A child who says “I want some coke” means something very different from a drug addict who utters the same words. If the addict first interprets the sentence relative to the child’s own context, he might not be so quick to agree, that is, unless he also wants some soda.
You must interpret the Bible relative to its own context first, not relative to your own context. You must ask what “gentleness” meant to Paul in his world, and not what it means to you or your culture. In Paul’s culture, religious differences were often settled with slander and force. His enemies would lie about him, beat him, stone him, and so on. The Bible commands us to spread the message of Christ with gentleness relative to this context, and not the context we live in now. Your culture has been “christianized” in an external sense. It has been shaped by the texts like those you mentioned, and then gone much further in that way, to the point of perversion. Our message of peace has influenced even the non-Christians, so that in many places they no longer try to kill us when we preach the gospel. Our message is so powerful that even when their hearts have not been changed by us, some of their values and actions have been shaped by us. But in most cases Christians have gone too much in that direction, so that it is like we do not even care. Paul would probably say that you have been too compromising and too effeminate toward the cessationists.

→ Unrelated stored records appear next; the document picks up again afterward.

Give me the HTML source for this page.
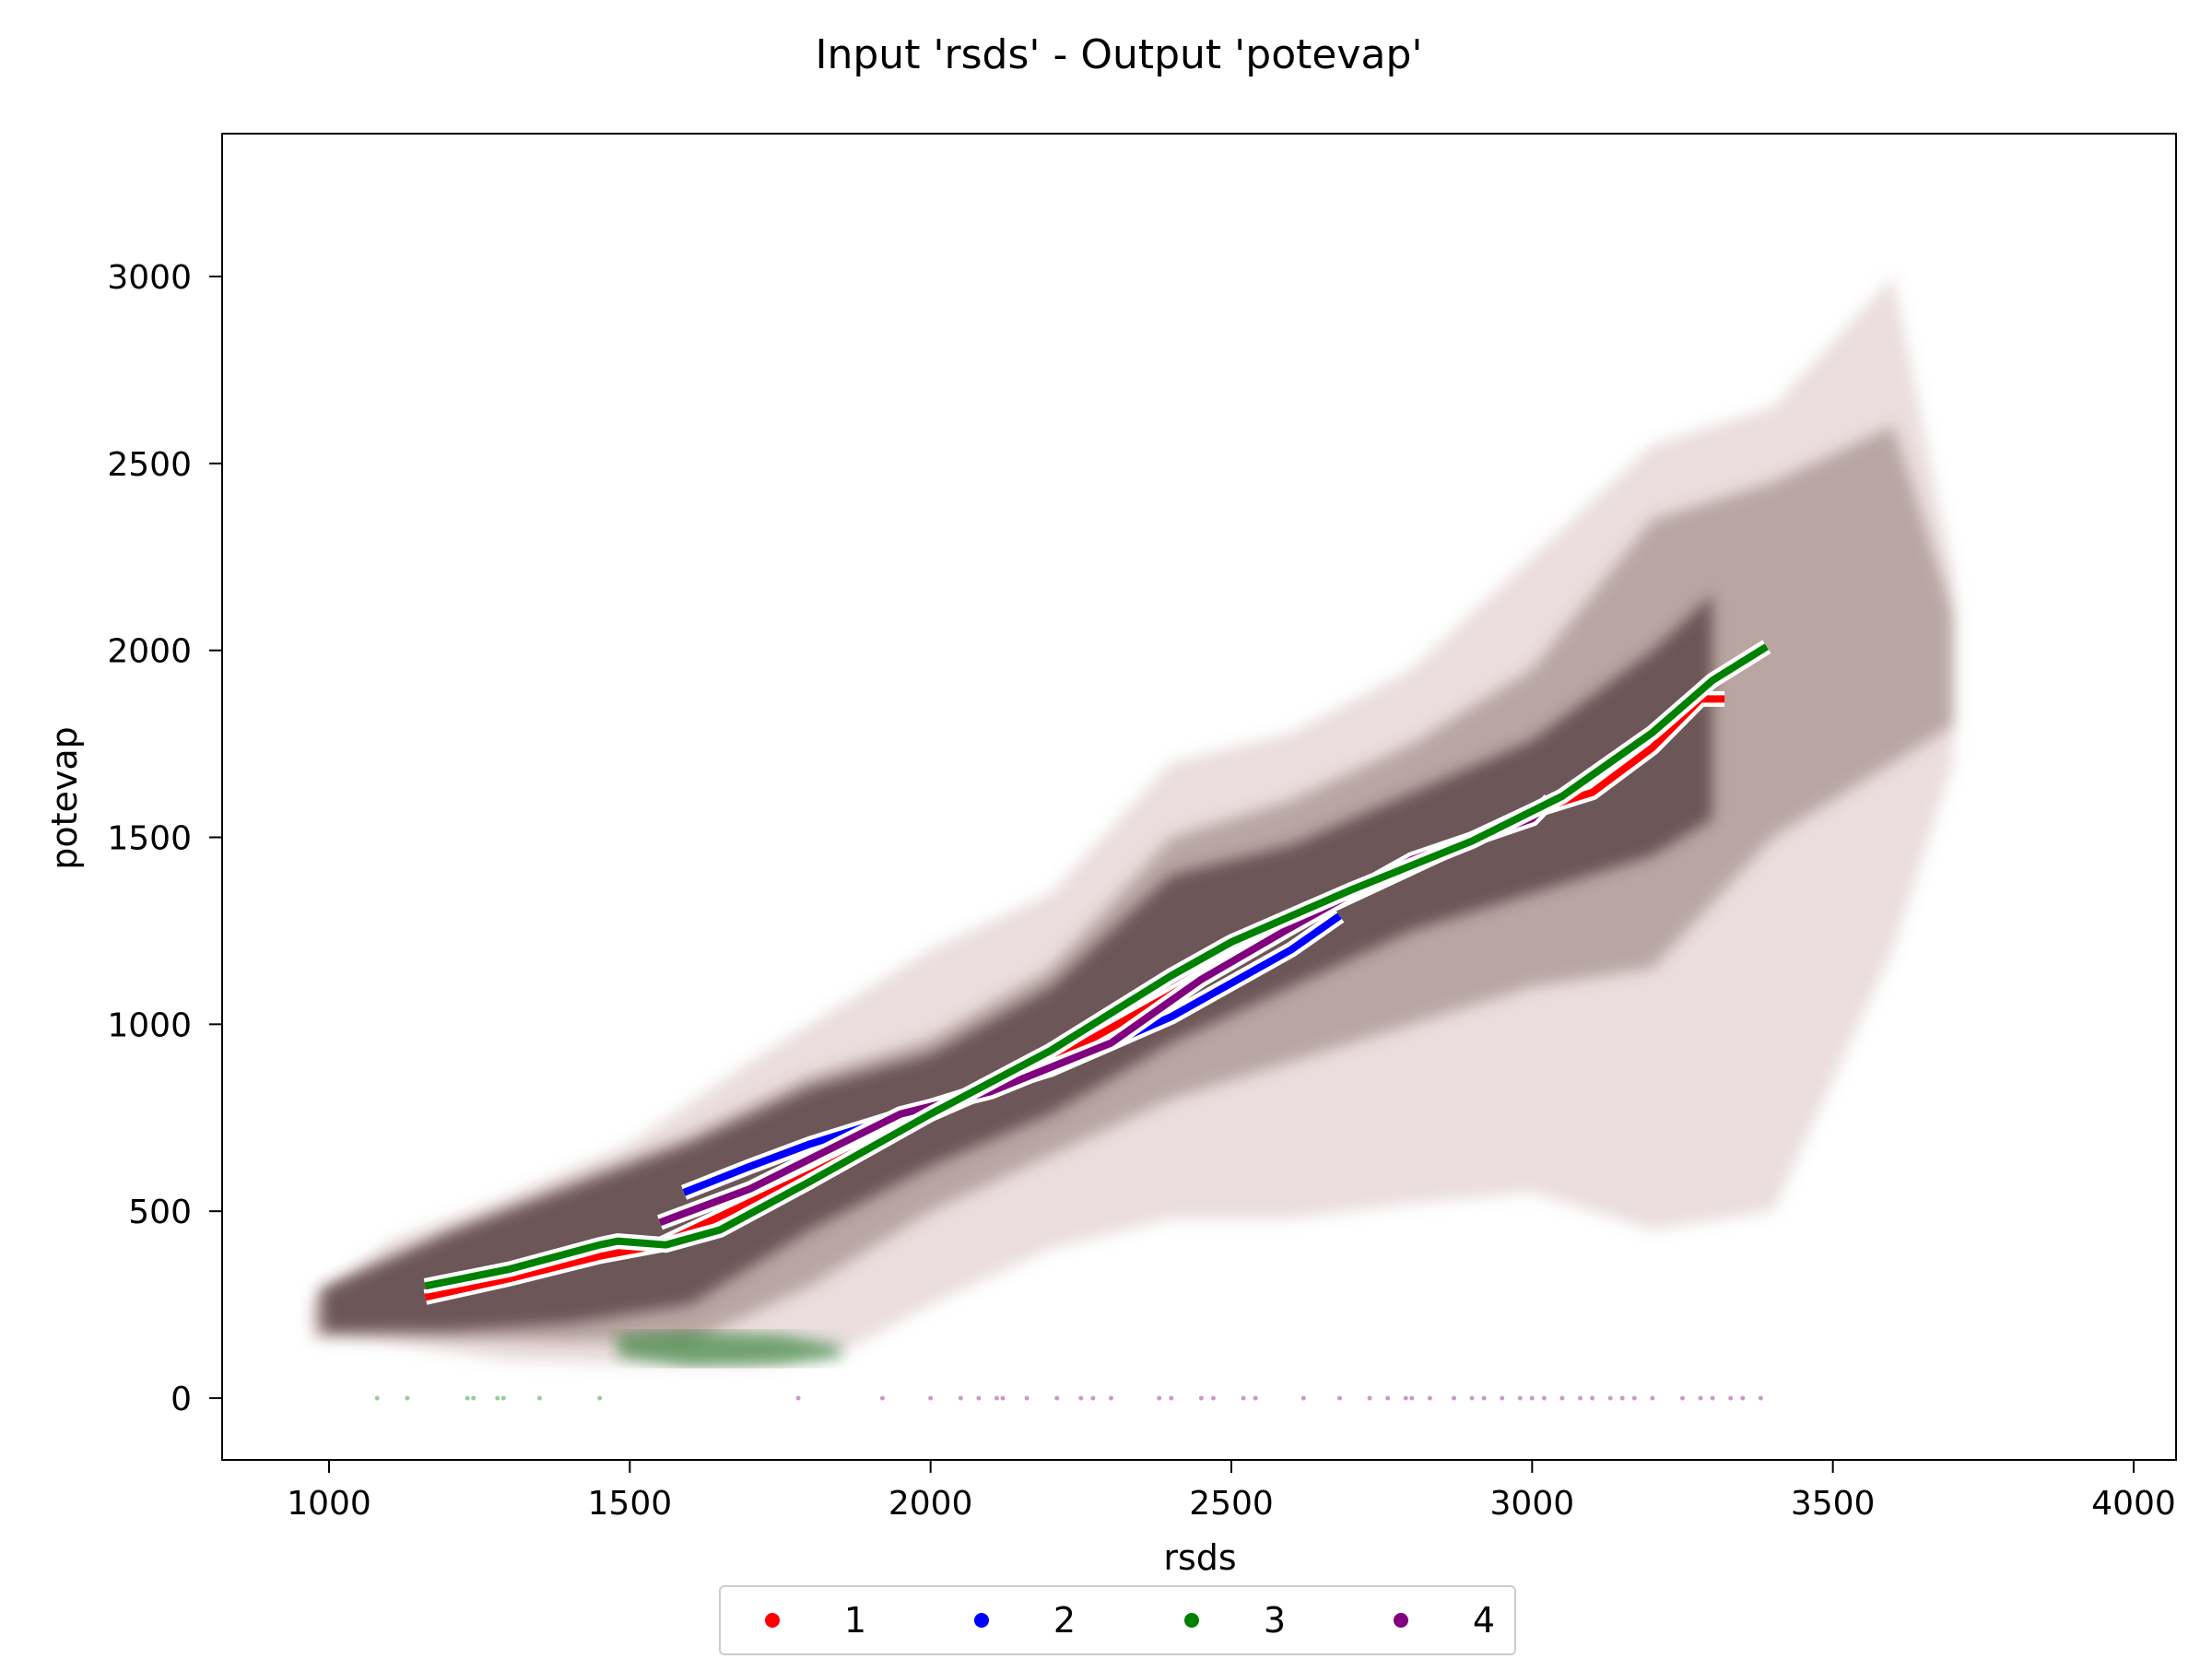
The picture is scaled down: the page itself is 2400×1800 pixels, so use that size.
<!DOCTYPE html>
<html><head><meta charset="utf-8"><style>
body{margin:0;background:#fff;}
svg{display:block;font-family:"DejaVu Sans","Liberation Sans",sans-serif;}
</style></head><body>
<svg id="chart" width="2400" height="1800" viewBox="0 0 2400 1800">
<defs><filter id="soft" x="-5%" y="-5%" width="110%" height="110%"><feGaussianBlur stdDeviation="8"/></filter>
<clipPath id="plotclip"><rect x="241" y="145" width="2120" height="1439"/></clipPath></defs>
<text x="1214" y="74" font-size="44" text-anchor="middle">Input 'rsds' - Output 'potevap'</text>
<g id="plot" clip-path="url(#plotclip)"></g>
<rect x="241" y="145" width="2120" height="1439" fill="none" stroke="#000" stroke-width="2"/>
<g id="xticks"></g>
<g id="yticks"></g>
<text x="1302" y="1703" font-size="38" text-anchor="middle">rsds</text>
<text x="0" y="0" font-size="38" text-anchor="middle" transform="translate(83,866) rotate(-90)">potevap</text>
<g>
<rect x="781" y="1721" width="863" height="74" rx="5" fill="#fff" stroke="#ccc" stroke-width="2"/>
<g><circle cx="838" cy="1758" r="8" fill="red"/><text x="928" y="1771" font-size="38" text-anchor="middle">1</text></g>
<g><circle cx="1065" cy="1758" r="8" fill="blue"/><text x="1155" y="1771" font-size="38" text-anchor="middle">2</text></g>
<g><circle cx="1293" cy="1758" r="8" fill="green"/><text x="1383" y="1771" font-size="38" text-anchor="middle">3</text></g>
<g><circle cx="1520" cy="1758" r="8" fill="purple"/><text x="1610" y="1771" font-size="38" text-anchor="middle">4</text></g>
</g>
</svg>
<script>
const xTicks=[1000,1500,2000,2500,3000,3500,4000];
const yTicks=[0,500,1000,1500,2000,2500,3000];
// cloud envelopes (data units)
const envX=[970,1100,1300,1500,1700,1850,2000,2200,2400,2600,2800,3000,3200,3400,3600,3700];
const envUpper=[250,420,540,680,900,1050,1200,1350,1700,1780,1950,2250,2550,2650,3000,2200];
const envLower=[160,150,100,90,85,120,250,400,480,480,520,550,450,500,1200,1700];
const midX=[980,1200,1400,1600,1800,2000,2200,2400,2600,2800,3000,3200,3400,3600,3700];
const midUpper=[290,450,580,700,860,960,1150,1500,1600,1750,1950,2350,2450,2600,2100];
const midLower=[170,160,150,150,300,500,650,800,900,1000,1100,1150,1500,1700,1800];
const coreX=[990,1200,1400,1600,1800,2000,2200,2400,2600,2800,3000,3200,3300];
const coreUpper=[290,440,560,680,830,920,1100,1400,1480,1620,1760,2000,2150];
const coreLower=[180,180,200,250,450,620,760,950,1100,1250,1350,1450,1550];
const blobX=[1480,1600,1750,1850];
const blobUpper=[170,180,170,140];
const blobLower=[110,85,90,110];
// series mean curves
const s1x=[1160,1300,1450,1550,1800,2000,2200,2400,2600,2800,3000,3100,3200,3280,3320];
const s1y=[270,320,380,410,600,760,900,1080,1270,1420,1570,1620,1740,1870,1870];
const s2x=[1590,1700,1800,2000,2200,2400,2600,2680];
const s2y=[550,620,680,780,880,1020,1200,1290];
const s3x=[1160,1300,1450,1480,1560,1650,1800,2000,2200,2400,2500,2700,2900,3050,3200,3300,3390];
const s3y=[300,345,410,420,410,450,580,760,930,1130,1220,1360,1490,1610,1780,1920,2010];
const s4x=[1550,1700,1800,1950,2100,2300,2450,2600,2700,2800,3000,3030];
const s4y=[470,560,640,760,820,950,1120,1260,1350,1440,1550,1600];
const zeroX=[1080,1130,1230,1240,1280,1290,1350,1450,1780,1920,2000,2050,2080,2110,2120,2160,2210,2250,2270,2300,2380,2400,2450,2470,2520,2540,2620,2680,2730,2760,2790,2800,2830,2870,2900,2920,2950,2980,3000,3020,3050,3080,3100,3130,3150,3170,3200,3250,3280,3300,3330,3350,3380];
const zeroG=[3,3,3,3,3,3,3,3,4,4,4,4,4,4,4,4,4,4,4,4,4,4,4,4,4,4,4,4,4,4,4,4,4,4,4,4,4,4,4,4,4,4,4,4,4,4,4,4,4,4,4,4,4];
const X=v=>357+(v-1000)*(1958/3000);
const Y=v=>1517-v*(1217/3000);
const NS='http://www.w3.org/2000/svg';
const plot=document.getElementById('plot');
function mk(tag,attrs,parent){const e=document.createElementNS(NS,tag);for(const k in attrs)e.setAttribute(k,attrs[k]);parent.appendChild(e);return e;}
function band(xs,up,lo,fill,name){
  let pts=xs.map((x,i)=>X(x)+','+Y(up[i]));
  for(let i=xs.length-1;i>=0;i--)pts.push(X(xs[i])+','+Y(lo[i]));
  const p=mk('polygon',{points:pts.join(' '),fill:fill,filter:'url(#soft)'},plot);
  
  
}
band(envX,envUpper,envLower,'rgba(170,120,120,0.25)','scatter-cloud-outer');
band(midX,midUpper,midLower,'rgba(110,85,75,0.4)','scatter-cloud-mid');
band(coreX,coreUpper,coreLower,'rgba(75,50,55,0.7)','scatter-cloud-core');
band(blobX,blobUpper,blobLower,'rgba(30,120,40,0.6)','scatter-cloud-low-blob');
const gcol={1:'red',2:'blue',3:'green',4:'purple'};
zeroX.forEach((x,i)=>{
  const c=mk('circle',{cx:X(x),cy:Y(0),r:2.5,fill:gcol[zeroG[i]],'fill-opacity':0.4},plot);
  
  
});
function line(xs,ys,color,name){
  const d=xs.map((x,i)=>(i?'L':'M')+X(x)+' '+Y(ys[i])).join(' ');
  const g=mk('g',{},plot);
  
  
  mk('path',{d:d,fill:'none',stroke:'#fff','stroke-width':17},g);
  mk('path',{d:d,fill:'none',stroke:color,'stroke-width':8,'stroke-linejoin':'round'},g);
}
line(s2x,s2y,'blue','series-2-line');
line(s1x,s1y,'red','series-1-line');
line(s4x,s4y,'purple','series-4-line');
line(s3x,s3y,'green','series-3-line');
const xt=document.getElementById('xticks');
xTicks.forEach(v=>{
  const l=mk('line',{x1:X(v),x2:X(v),y1:1584,y2:1598,stroke:'#000','stroke-width':2},xt);
  
  
  const t=mk('text',{x:X(v),y:1643,'font-size':36,'text-anchor':'middle'},xt);
  t.textContent=v;
  
  
});
const yt=document.getElementById('yticks');
yTicks.forEach(v=>{
  const l=mk('line',{x1:227,x2:241,y1:Y(v),y2:Y(v),stroke:'#000','stroke-width':2},yt);
  
  
  const t=mk('text',{x:208,y:Y(v)+13,'font-size':36,'text-anchor':'end'},yt);
  t.textContent=v;
  
  
});
</script>
</body></html>
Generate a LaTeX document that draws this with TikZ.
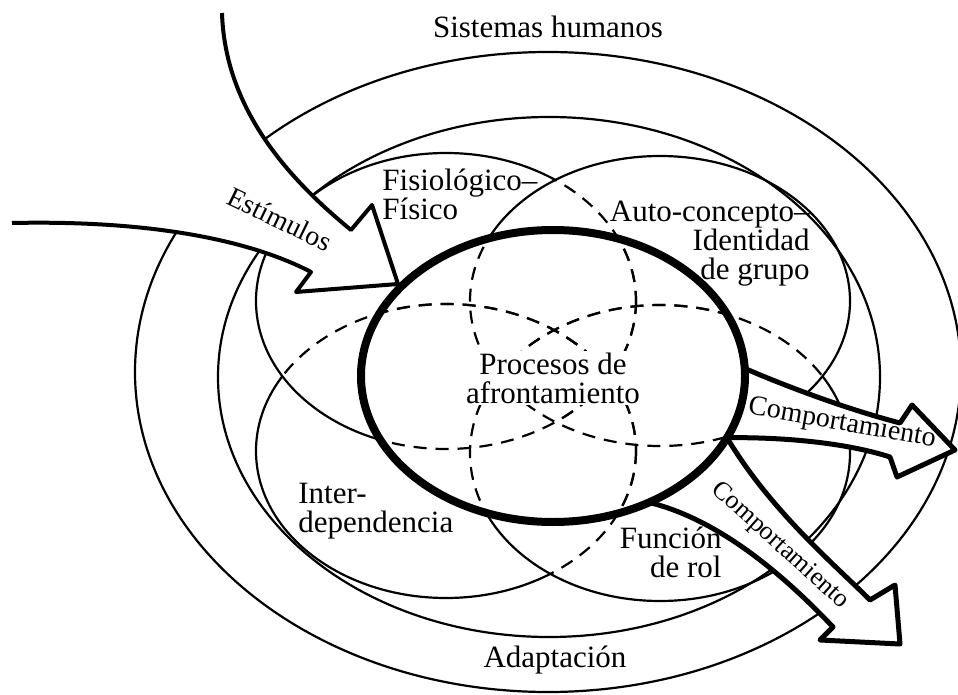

Consider how Jesus and his disciples practiced religious gentleness. Was Jesus “gentle”? But he turned over tables and insulted many people. He called people hypocrites, tombstones, blind guides, and cursed them with woes about hell. This seems very acceptable to me, but when I do the same thing, evangelicals would complain that I am not christ-like. You see, they have a different Christ. Was Paul “gentle”? But he told the circumcision group to go all the way and castrate themselves. He called people morons, dung, and so on. Yet he was indeed gentle, because he did not use false witnesses to put people to death, he did not poison people, he did not stone people, and he did not overturn governments. Relative to the people at that time, he was strangely gentle.
There is also the matter of the audience. Jesus and his disciples were less harsh with those who were ignorant and who were willing to immediately agree and change. Even with such people, they were still more blunt than Christians today would like to admit. On the other hand, Jesus and his disciples were totally severe, showing no sympathy, toward opponents who claimed to have knowledge and those who had hardened their hearts, who did not wish to learn or change, but only wished to argue, to justify themselves and to suppress the truth. The Pharisees and their followers were the best examples. Who are most like the Pharisees today? “Christians” who consider themselves sensible and educated, but who have made up their minds against the truth. This describes most cessationists. Some people are cessationists only because they have been taught this way and have never considered an alternative. They also have sinned because they have the Bible and could read for themselves, so that they have no excuse. Still, if they will change immediately when you talk to them, then there is less need to be harsh — Jesus probably would have rebuked them a little anyway. However, with most cessationists, who deny the gospel like those who deceived the Galatians, I cannot see any way that you can be too harsh as long as you do not use violence.
Finally, you failed to observe the context of the very text you cited. Go back a little and Paul referred to “the passions of youth” (2 Timothy 2:22) and “foolish and stupid controversies” (v. 23) Thus when it comes to content, the text tells us to avoid arguing about useless things, and when it comes to style, it calls for patience and gentleness in contrast to immature emotions. It does not censor harsh rebukes when it comes to important gospel issues, such as circumcision and cessationism. Verses 17-18 indeed refer to a serious doctrinal issue, but there Paul says that we should not be like the heretics (v. 16). He is not discussing the acceptable way to correct them. Read the text before you use it.
Paul said to Titus, “Rebuke them sharply” (Titus 1:13), but you said nothing about that. There he was thinking about “those of the circumcision group” (v. 10) — a serious gospel matter. Paul was again talking to someone in his own culture, and he told him to rebuke the people sharply. In a culture that would cause riots and murder people because of religious disagreements, this text must authorize a rebuke that is frighteningly harsh, to a degree that I have never performed or witnessed. Depending on the topic and the target, we must often be much, much, much more harsh than we have been. I have demonstrated again and again that the issue of cessationism relates to the core of the gospel. If you must be harsh about anything, this is it. We must strain with all our strength and imagination to attain the harshness that Paul commands and direct it against the cessationists. This is a harshness so extreme that it would stun the people even in a culture accustomed to deadly religious violence.